### [WHAT TO PRODUCE]
Exactly retype the lines from the top of the data through the line containing "import numpy as np", leaving out every picture.

### [DATA EXTRACT]
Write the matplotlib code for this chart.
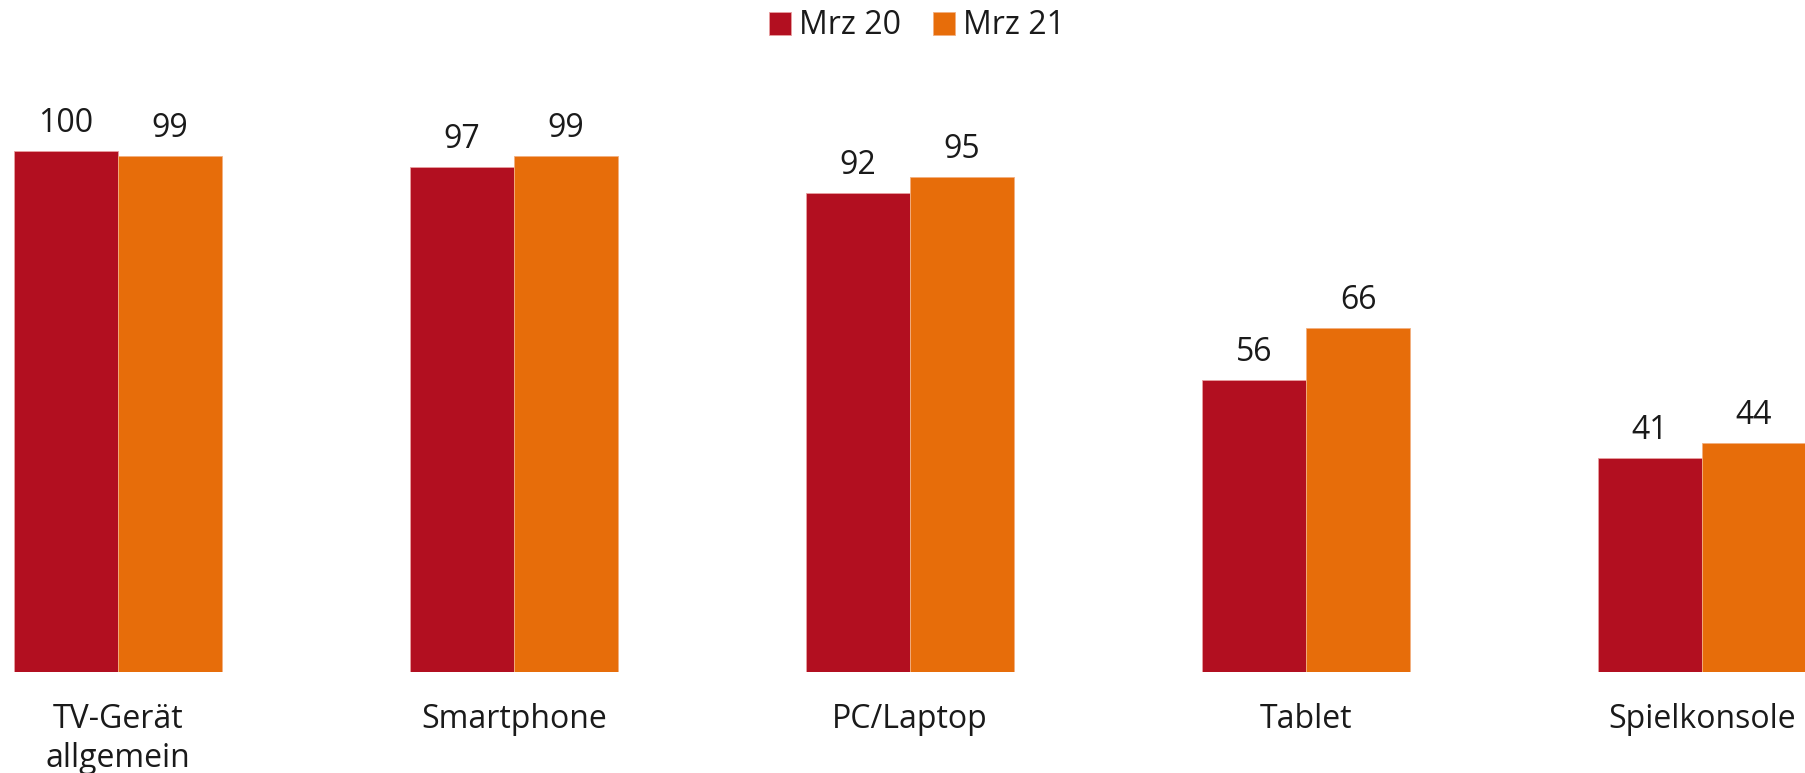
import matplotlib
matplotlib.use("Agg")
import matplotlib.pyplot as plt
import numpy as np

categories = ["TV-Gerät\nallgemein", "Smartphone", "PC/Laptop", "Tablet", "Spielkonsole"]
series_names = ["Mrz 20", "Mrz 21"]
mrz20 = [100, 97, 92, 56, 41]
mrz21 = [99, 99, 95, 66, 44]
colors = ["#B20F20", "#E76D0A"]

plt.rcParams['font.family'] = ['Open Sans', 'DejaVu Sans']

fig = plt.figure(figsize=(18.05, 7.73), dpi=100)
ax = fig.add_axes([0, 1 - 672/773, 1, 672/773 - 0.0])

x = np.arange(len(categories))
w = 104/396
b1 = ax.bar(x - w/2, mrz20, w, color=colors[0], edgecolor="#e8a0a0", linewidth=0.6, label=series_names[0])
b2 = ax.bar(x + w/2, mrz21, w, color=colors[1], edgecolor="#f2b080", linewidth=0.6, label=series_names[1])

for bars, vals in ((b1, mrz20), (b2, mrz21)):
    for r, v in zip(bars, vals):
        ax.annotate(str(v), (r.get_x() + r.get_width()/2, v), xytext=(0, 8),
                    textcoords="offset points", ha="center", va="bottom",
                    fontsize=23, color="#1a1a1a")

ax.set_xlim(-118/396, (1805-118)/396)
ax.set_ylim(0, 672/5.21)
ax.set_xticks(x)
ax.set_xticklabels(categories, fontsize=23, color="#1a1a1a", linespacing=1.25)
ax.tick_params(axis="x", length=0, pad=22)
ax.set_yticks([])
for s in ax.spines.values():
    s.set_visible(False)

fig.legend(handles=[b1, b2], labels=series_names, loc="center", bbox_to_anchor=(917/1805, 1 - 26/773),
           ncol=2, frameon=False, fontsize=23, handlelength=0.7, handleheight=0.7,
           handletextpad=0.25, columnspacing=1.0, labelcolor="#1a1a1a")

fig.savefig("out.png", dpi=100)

### [EXERCISE SOLUTION]
Write the matplotlib code for this chart.
import matplotlib
matplotlib.use("Agg")
import matplotlib.pyplot as plt
import numpy as np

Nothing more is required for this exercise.